# Material to process
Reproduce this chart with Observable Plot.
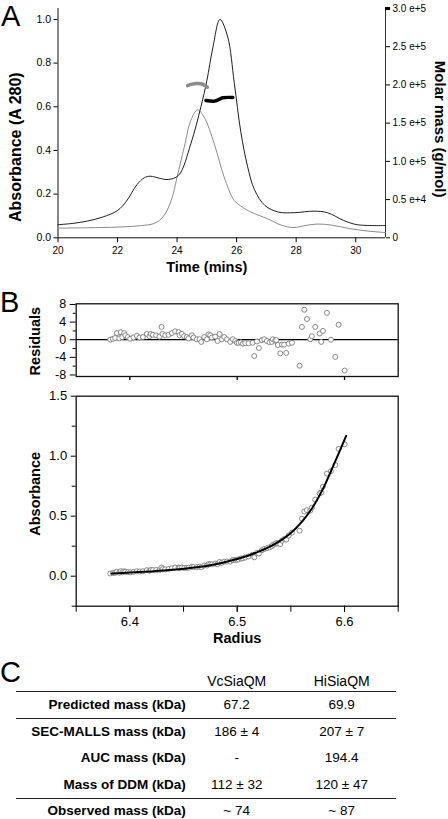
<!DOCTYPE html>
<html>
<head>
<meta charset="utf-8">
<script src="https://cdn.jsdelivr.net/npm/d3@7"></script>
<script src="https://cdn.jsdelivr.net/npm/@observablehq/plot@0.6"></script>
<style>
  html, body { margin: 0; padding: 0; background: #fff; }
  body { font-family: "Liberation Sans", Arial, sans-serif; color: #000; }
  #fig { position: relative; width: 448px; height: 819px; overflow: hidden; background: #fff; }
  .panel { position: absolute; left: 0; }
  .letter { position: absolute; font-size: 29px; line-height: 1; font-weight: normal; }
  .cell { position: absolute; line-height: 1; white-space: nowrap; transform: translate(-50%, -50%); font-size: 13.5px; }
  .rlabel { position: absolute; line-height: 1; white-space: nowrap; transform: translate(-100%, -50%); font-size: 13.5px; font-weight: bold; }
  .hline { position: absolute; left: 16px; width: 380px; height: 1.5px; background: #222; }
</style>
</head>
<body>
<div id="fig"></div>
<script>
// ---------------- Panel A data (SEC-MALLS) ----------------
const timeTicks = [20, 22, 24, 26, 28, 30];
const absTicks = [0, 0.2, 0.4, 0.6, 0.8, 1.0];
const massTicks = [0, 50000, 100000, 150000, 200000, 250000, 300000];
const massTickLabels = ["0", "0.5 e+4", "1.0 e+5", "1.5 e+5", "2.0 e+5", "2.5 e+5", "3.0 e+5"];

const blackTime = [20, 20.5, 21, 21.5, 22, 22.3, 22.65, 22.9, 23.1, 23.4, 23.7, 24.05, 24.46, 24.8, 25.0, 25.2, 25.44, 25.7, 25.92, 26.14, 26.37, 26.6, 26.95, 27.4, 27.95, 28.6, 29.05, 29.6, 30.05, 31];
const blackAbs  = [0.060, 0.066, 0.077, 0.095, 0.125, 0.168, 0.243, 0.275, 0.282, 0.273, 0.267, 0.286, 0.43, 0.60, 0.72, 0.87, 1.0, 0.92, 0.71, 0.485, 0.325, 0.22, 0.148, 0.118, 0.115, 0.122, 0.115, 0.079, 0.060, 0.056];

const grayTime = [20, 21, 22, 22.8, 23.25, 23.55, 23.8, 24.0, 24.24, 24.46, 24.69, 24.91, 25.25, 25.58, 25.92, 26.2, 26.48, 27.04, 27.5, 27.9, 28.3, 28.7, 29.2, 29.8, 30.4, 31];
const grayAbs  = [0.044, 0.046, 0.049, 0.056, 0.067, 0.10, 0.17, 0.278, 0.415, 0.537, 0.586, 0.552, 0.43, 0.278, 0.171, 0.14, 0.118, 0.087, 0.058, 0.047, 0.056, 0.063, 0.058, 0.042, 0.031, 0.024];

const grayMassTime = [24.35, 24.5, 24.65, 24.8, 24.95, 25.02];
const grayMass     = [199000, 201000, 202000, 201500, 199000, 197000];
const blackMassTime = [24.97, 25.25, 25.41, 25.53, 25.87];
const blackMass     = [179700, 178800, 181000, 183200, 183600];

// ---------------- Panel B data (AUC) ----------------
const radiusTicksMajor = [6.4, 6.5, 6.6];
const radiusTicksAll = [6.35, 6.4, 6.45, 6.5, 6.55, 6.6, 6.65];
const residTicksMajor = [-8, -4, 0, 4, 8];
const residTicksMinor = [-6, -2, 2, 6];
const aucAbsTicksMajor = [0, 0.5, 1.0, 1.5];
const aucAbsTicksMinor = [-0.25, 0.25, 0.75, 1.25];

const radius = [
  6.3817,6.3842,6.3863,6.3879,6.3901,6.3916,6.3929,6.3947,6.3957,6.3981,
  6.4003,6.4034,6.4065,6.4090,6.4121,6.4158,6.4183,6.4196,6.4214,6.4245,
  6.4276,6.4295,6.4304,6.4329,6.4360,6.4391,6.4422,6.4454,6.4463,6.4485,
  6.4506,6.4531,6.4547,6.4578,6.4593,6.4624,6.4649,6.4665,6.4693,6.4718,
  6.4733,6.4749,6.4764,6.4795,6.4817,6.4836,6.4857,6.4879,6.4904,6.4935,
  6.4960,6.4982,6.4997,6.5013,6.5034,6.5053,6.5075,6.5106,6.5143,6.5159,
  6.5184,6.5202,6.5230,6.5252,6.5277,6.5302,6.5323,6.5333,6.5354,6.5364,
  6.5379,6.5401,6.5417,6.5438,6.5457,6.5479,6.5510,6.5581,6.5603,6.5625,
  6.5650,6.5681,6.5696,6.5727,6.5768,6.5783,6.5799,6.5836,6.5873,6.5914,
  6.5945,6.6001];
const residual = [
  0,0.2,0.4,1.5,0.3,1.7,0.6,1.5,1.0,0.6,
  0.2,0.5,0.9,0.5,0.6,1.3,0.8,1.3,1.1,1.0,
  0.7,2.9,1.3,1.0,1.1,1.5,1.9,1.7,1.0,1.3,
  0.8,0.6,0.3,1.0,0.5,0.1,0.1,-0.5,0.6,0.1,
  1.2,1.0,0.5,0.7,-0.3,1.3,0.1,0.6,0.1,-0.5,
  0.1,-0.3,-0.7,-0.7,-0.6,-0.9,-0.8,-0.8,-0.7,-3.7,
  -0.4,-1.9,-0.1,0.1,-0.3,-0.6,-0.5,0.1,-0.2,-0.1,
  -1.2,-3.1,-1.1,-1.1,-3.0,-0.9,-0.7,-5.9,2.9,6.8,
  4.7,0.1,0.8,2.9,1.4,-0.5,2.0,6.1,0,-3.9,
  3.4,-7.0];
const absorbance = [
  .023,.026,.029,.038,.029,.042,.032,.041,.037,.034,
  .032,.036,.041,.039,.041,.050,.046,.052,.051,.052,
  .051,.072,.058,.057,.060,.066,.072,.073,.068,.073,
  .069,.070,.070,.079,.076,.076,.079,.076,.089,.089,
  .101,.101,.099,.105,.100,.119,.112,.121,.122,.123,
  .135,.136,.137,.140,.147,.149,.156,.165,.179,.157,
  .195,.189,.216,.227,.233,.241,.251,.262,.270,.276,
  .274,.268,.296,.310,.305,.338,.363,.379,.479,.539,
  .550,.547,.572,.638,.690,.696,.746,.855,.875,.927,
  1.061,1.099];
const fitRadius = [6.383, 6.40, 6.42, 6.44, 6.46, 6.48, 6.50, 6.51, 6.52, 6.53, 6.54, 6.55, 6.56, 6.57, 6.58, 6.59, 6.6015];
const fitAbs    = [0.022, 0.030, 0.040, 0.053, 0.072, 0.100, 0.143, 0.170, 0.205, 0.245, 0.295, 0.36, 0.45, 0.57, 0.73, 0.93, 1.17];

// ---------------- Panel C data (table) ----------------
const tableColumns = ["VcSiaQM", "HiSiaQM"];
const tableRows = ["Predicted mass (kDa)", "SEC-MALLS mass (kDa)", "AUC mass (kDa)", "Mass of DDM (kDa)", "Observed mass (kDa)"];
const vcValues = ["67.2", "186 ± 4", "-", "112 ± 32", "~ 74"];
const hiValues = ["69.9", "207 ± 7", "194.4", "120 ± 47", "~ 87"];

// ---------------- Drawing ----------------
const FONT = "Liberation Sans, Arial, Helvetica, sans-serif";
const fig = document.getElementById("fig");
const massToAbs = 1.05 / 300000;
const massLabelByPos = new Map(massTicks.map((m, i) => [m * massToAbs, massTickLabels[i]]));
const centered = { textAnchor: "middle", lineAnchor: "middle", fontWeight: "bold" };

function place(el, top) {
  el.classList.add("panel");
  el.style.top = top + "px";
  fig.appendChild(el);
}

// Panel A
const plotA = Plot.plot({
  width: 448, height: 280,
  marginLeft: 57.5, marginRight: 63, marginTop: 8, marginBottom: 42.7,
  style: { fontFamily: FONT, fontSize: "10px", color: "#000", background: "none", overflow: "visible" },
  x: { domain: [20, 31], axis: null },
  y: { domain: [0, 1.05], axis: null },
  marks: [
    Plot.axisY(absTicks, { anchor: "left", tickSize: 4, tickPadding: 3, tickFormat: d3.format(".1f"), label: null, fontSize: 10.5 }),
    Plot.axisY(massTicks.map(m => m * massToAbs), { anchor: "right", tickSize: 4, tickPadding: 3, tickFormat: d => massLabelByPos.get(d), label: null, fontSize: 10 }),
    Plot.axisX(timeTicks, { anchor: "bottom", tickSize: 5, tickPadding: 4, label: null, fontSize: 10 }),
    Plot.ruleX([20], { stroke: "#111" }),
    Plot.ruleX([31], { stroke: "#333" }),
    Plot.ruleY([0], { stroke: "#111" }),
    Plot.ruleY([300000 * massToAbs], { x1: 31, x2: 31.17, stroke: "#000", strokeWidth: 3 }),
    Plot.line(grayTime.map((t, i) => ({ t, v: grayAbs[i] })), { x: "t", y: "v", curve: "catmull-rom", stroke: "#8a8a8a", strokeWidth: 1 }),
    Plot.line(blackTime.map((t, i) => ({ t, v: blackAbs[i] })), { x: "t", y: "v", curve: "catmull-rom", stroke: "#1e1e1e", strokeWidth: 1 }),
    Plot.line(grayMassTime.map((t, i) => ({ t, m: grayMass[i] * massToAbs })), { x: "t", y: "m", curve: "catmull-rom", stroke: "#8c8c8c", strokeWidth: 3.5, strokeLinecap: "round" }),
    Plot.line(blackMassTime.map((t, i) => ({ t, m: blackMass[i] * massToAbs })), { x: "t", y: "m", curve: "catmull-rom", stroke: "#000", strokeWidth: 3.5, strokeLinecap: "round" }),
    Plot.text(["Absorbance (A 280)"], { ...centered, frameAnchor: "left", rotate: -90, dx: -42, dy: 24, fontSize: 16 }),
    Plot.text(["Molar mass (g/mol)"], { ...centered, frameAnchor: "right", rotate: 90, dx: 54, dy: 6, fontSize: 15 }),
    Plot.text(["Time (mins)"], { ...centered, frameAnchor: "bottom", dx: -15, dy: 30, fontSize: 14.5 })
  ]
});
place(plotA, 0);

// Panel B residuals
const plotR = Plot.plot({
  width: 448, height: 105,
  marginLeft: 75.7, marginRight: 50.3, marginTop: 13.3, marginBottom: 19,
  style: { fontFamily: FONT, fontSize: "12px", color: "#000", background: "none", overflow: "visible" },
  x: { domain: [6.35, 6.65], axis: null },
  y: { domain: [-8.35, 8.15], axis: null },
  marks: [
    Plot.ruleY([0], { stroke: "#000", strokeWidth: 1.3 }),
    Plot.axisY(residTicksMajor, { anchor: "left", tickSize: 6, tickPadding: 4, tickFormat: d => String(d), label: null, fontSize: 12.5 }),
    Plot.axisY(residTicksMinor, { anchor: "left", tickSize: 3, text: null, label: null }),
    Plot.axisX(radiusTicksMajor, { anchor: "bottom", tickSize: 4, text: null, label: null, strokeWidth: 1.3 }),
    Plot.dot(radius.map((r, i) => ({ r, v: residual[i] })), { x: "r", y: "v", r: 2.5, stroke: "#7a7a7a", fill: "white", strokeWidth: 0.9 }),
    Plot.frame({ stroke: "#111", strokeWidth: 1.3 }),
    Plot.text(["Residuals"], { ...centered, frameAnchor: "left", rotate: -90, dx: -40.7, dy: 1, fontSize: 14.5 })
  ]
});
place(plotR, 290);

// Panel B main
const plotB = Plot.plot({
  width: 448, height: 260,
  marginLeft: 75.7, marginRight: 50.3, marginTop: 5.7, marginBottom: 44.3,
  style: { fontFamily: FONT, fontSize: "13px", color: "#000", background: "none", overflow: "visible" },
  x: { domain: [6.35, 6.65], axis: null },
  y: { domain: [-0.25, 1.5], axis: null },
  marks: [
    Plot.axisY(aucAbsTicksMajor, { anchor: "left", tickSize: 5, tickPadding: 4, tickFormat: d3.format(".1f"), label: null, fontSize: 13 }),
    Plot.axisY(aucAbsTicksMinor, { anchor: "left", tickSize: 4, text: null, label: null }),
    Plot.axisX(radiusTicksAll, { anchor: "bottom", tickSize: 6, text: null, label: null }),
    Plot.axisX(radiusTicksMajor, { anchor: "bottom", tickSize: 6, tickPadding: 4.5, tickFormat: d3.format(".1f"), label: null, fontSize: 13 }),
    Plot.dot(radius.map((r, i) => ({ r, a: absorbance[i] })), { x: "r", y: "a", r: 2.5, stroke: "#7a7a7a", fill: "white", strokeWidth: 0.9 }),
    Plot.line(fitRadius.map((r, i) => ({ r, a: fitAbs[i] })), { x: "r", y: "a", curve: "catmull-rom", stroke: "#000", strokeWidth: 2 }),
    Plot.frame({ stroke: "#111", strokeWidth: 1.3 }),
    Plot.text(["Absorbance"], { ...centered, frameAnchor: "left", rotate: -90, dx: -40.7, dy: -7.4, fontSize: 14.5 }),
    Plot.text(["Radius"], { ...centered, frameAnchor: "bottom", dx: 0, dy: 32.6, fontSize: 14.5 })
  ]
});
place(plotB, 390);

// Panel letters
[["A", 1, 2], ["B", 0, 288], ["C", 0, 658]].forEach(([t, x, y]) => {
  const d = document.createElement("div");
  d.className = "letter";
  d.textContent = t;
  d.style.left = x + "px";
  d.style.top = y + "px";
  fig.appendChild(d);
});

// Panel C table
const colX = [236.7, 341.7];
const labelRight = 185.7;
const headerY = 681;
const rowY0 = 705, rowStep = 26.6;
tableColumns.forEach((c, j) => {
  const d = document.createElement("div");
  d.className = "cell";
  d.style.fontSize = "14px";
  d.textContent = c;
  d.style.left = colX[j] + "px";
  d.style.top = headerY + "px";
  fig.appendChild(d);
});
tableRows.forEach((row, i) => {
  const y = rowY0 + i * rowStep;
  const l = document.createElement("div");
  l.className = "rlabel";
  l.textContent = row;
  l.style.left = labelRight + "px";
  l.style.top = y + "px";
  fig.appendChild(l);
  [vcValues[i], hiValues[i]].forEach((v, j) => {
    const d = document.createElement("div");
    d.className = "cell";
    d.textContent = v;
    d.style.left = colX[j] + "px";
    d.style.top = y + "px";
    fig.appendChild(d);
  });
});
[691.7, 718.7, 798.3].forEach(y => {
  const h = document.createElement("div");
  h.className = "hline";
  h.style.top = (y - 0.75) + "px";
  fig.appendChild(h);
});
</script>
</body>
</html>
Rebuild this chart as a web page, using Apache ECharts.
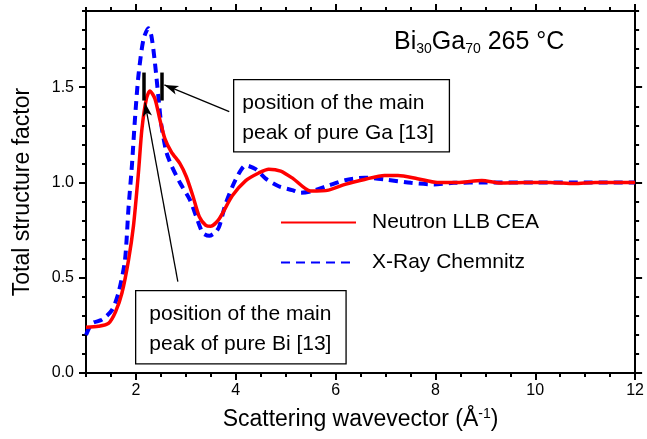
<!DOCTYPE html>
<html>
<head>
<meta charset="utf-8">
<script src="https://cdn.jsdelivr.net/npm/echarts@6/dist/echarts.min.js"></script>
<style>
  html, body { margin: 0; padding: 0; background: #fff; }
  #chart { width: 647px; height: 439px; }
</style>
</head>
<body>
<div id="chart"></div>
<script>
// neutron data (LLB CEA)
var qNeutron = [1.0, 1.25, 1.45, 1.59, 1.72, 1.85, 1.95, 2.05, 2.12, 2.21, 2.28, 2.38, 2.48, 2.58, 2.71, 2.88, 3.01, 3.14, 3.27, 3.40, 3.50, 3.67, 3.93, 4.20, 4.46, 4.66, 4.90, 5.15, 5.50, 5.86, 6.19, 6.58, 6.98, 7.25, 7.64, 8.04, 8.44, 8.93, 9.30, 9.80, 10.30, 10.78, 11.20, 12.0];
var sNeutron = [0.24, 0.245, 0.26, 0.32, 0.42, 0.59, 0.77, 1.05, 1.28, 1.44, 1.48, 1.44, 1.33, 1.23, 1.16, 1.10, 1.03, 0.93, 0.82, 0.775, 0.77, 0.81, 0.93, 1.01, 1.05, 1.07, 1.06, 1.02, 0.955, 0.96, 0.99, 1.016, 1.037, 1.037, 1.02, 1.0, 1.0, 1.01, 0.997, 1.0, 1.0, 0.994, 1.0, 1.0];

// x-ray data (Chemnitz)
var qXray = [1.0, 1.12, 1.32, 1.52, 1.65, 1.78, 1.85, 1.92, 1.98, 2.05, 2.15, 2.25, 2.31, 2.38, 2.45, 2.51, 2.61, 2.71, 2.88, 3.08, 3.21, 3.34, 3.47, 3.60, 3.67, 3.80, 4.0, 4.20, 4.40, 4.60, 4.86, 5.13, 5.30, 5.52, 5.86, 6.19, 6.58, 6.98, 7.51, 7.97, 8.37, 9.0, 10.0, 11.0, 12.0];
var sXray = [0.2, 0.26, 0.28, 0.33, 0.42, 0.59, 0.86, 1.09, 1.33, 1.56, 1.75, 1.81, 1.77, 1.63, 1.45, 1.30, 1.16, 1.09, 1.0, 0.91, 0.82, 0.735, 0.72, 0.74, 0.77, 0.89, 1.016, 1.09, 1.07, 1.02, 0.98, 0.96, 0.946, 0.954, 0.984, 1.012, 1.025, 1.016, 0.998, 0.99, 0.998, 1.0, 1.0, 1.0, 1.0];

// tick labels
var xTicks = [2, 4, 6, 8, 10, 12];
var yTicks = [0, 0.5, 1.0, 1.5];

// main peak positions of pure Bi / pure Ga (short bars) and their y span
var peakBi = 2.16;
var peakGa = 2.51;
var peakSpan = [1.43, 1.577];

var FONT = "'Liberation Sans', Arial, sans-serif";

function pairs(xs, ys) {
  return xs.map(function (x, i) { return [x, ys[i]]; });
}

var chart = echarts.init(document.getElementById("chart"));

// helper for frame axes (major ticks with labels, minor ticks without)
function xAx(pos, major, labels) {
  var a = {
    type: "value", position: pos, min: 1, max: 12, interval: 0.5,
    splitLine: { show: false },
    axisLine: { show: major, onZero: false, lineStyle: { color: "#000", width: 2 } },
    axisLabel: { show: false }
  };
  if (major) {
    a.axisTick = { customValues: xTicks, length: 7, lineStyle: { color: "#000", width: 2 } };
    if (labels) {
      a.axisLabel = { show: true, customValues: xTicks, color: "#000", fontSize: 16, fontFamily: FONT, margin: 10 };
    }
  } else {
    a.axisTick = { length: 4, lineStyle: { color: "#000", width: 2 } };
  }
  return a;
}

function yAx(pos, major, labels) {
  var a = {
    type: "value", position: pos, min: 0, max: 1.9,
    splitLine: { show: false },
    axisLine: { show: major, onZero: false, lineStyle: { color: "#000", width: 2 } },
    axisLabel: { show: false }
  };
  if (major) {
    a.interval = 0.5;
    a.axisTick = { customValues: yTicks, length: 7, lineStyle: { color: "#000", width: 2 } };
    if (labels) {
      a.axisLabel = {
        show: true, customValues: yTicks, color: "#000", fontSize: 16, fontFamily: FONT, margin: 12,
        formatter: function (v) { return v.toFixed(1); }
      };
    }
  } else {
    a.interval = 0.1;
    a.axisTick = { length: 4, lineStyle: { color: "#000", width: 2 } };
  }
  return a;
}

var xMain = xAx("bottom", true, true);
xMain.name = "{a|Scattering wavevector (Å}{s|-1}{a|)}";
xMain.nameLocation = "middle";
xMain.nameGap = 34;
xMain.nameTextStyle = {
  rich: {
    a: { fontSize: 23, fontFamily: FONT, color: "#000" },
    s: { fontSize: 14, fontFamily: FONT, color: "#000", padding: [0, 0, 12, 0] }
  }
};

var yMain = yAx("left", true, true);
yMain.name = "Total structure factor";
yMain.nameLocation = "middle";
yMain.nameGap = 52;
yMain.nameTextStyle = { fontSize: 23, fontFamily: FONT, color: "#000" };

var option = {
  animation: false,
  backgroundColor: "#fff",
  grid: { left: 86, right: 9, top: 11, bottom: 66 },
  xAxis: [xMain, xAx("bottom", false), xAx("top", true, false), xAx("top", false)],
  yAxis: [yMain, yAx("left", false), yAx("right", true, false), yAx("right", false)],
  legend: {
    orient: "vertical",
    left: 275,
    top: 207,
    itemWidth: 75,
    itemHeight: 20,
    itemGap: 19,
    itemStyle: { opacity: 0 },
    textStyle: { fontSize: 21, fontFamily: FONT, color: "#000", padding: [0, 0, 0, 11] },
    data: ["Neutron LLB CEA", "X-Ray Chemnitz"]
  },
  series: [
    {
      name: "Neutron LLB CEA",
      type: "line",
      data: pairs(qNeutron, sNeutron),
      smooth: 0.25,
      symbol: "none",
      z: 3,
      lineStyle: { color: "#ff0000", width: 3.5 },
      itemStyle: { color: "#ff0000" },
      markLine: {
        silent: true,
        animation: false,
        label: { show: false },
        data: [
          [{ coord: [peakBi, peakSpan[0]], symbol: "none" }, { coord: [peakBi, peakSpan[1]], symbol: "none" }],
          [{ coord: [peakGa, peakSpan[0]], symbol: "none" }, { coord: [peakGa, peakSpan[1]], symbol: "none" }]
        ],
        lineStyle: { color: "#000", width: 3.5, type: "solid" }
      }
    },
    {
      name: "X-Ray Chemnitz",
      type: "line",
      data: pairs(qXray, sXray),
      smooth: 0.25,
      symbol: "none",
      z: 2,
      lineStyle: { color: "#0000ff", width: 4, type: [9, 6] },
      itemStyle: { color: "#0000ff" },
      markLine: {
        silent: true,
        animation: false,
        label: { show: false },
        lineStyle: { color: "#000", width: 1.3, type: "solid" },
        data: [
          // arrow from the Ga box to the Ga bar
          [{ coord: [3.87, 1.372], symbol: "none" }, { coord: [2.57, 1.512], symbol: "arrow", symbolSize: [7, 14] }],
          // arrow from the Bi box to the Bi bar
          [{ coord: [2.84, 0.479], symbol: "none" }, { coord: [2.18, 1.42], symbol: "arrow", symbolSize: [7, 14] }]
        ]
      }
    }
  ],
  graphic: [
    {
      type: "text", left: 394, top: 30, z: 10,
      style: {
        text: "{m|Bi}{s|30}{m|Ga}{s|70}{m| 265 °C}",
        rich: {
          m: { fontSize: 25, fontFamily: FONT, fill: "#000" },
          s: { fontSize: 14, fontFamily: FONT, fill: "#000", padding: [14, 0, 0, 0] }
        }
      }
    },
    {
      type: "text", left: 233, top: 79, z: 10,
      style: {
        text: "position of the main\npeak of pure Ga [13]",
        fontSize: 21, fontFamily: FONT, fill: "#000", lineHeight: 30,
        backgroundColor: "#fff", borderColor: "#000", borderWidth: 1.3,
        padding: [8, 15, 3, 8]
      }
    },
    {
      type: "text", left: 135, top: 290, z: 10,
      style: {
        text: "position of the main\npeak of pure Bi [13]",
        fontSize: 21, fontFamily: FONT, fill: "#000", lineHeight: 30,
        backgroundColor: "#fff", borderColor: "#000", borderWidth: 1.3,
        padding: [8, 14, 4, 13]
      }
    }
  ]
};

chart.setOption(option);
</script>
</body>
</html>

# Objective
Could you repeat exactly the lines from the first one of the records above through the line containing "0.042, 0.031, 0.024];", leaving out any pictures?

# Correct response
Reproduce this chart with Observable Plot.
<!DOCTYPE html>
<html>
<head>
<meta charset="utf-8">
<script src="https://cdn.jsdelivr.net/npm/d3@7"></script>
<script src="https://cdn.jsdelivr.net/npm/@observablehq/plot@0.6"></script>
<style>
  html, body { margin: 0; padding: 0; background: #fff; }
  body { font-family: "Liberation Sans", Arial, sans-serif; color: #000; }
  #fig { position: relative; width: 448px; height: 819px; overflow: hidden; background: #fff; }
  .panel { position: absolute; left: 0; }
  .letter { position: absolute; font-size: 29px; line-height: 1; font-weight: normal; }
  .cell { position: absolute; line-height: 1; white-space: nowrap; transform: translate(-50%, -50%); font-size: 13.5px; }
  .rlabel { position: absolute; line-height: 1; white-space: nowrap; transform: translate(-100%, -50%); font-size: 13.5px; font-weight: bold; }
  .hline { position: absolute; left: 16px; width: 380px; height: 1.5px; background: #222; }
</style>
</head>
<body>
<div id="fig"></div>
<script>
// ---------------- Panel A data (SEC-MALLS) ----------------
const timeTicks = [20, 22, 24, 26, 28, 30];
const absTicks = [0, 0.2, 0.4, 0.6, 0.8, 1.0];
const massTicks = [0, 50000, 100000, 150000, 200000, 250000, 300000];
const massTickLabels = ["0", "0.5 e+4", "1.0 e+5", "1.5 e+5", "2.0 e+5", "2.5 e+5", "3.0 e+5"];

const blackTime = [20, 20.5, 21, 21.5, 22, 22.3, 22.65, 22.9, 23.1, 23.4, 23.7, 24.05, 24.46, 24.8, 25.0, 25.2, 25.44, 25.7, 25.92, 26.14, 26.37, 26.6, 26.95, 27.4, 27.95, 28.6, 29.05, 29.6, 30.05, 31];
const blackAbs  = [0.060, 0.066, 0.077, 0.095, 0.125, 0.168, 0.243, 0.275, 0.282, 0.273, 0.267, 0.286, 0.43, 0.60, 0.72, 0.87, 1.0, 0.92, 0.71, 0.485, 0.325, 0.22, 0.148, 0.118, 0.115, 0.122, 0.115, 0.079, 0.060, 0.056];

const grayTime = [20, 21, 22, 22.8, 23.25, 23.55, 23.8, 24.0, 24.24, 24.46, 24.69, 24.91, 25.25, 25.58, 25.92, 26.2, 26.48, 27.04, 27.5, 27.9, 28.3, 28.7, 29.2, 29.8, 30.4, 31];
const grayAbs  = [0.044, 0.046, 0.049, 0.056, 0.067, 0.10, 0.17, 0.278, 0.415, 0.537, 0.586, 0.552, 0.43, 0.278, 0.171, 0.14, 0.118, 0.087, 0.058, 0.047, 0.056, 0.063, 0.058, 0.042, 0.031, 0.024];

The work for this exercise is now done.